Até o final da década de 1970, falar em preservação ambiental no Brasil necessariamente excluía qualquer discussão sobre a possibilidade de presença humana no local a ser protegido. Foi nesse contexto que nasceram os primeiros parques nacionais, como Itatiaia, Serra dos Órgãos e Iguaçu. A partir dos anos 1980, muitos ambientalistas, entre eles o primatólogo Márcio Ayres, criador da RDS Mamirauá, começaram a defender a idéia de que seria possível conciliar a preservação da flora e da fauna com o desenvolvimento humano das comunidades locais a partir da exploração sustentável dos recursos naturais. "Naquela época, a ala mais conservacionista ficou chocada com a proposta e, por muitos anos, o assunto rendeu debates acirrados", lembra o professor Antonio Carlos Diegues, pesquisador sênior do Núcleo de Apoio à Pesquisa sobre Populações Humanas e Áreas Úmidas Brasileiras (Nupaub), da Universidade de São Paulo.

Desde 2000, quando foi criado o Sistema Nacional de Unidades de Conservação da Natureza (Snuc), por meio da lei 9.985, a legislação brasileira contempla a coexistência entre preservação ambiental e populações locais.

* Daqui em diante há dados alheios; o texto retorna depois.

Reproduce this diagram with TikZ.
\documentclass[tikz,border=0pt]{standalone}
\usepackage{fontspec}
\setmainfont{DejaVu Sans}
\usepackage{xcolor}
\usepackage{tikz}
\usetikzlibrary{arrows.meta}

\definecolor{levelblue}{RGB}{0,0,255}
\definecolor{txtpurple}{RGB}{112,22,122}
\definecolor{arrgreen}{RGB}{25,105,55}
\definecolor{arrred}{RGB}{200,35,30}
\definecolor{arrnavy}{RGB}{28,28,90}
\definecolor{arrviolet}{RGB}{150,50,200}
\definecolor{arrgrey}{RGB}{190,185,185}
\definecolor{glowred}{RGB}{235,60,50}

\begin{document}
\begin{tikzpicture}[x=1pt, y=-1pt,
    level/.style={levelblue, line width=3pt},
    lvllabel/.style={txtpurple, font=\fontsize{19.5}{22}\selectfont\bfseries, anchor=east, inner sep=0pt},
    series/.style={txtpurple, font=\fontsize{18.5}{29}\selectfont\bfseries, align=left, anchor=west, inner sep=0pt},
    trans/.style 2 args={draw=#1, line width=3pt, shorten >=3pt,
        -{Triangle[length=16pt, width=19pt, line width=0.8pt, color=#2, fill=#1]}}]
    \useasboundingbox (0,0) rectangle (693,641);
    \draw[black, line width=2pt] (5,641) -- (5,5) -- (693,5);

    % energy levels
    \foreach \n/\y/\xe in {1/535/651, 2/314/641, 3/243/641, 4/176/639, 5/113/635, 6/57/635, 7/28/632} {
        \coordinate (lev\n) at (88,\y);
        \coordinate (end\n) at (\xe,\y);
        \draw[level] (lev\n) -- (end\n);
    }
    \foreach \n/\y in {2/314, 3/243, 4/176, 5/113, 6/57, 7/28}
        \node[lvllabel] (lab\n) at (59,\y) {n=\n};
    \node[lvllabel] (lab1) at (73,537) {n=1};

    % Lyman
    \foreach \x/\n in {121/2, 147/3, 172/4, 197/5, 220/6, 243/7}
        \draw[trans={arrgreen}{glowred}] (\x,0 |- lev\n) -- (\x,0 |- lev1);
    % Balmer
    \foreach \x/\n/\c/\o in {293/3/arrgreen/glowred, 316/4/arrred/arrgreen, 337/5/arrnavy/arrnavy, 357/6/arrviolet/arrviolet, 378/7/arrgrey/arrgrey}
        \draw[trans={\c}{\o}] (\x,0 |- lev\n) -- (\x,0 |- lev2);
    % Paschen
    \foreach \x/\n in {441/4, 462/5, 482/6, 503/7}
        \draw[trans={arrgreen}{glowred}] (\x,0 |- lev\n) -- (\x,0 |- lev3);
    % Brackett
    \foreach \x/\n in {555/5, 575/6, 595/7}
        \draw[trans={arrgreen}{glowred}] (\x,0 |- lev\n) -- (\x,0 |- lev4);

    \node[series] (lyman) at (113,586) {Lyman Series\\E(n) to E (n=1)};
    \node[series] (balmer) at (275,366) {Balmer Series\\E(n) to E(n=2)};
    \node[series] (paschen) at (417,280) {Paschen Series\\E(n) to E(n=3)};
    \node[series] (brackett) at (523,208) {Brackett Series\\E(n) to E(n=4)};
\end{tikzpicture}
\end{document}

Atualmente, as unidades de conservação são divididas em duas categorias: "proteção integral" e "uso sustentável". Segundo o próprio Snuc, o objetivo principal das unidades de proteção integral é "preservar a natureza, sendo admitido apenas o uso indireto de seus recursos naturais", enquanto para as unidades de uso sustentável o princípio é "compatibilizar a conservação da natureza com o uso sustentável de parcela dos recursos naturais". Desse segundo grupo fazem parte as RDS e as reservas extrativistas (Resex), entre outras. A Reserva de Desenvolvimento Sustentável Mamirauá foi criada em 1996, antes mesmo de esse tipo de unidade de conservação ser incorporado ao Snuc.

Desde que a RDS passou a ser uma opção, o modelo tem sido a preferência nas novas unidades de conservação, especialmente no estado do Amazonas, onde mais da metade dos 16,5 milhões de hectares de área protegida são RDS. "Temos claramente priorizado a presença humana", diz Nádia Cristina d’Ávila Ferreira, secretária do Meio Ambiente e Desenvolvimento Sustentável do estado do Amazonas.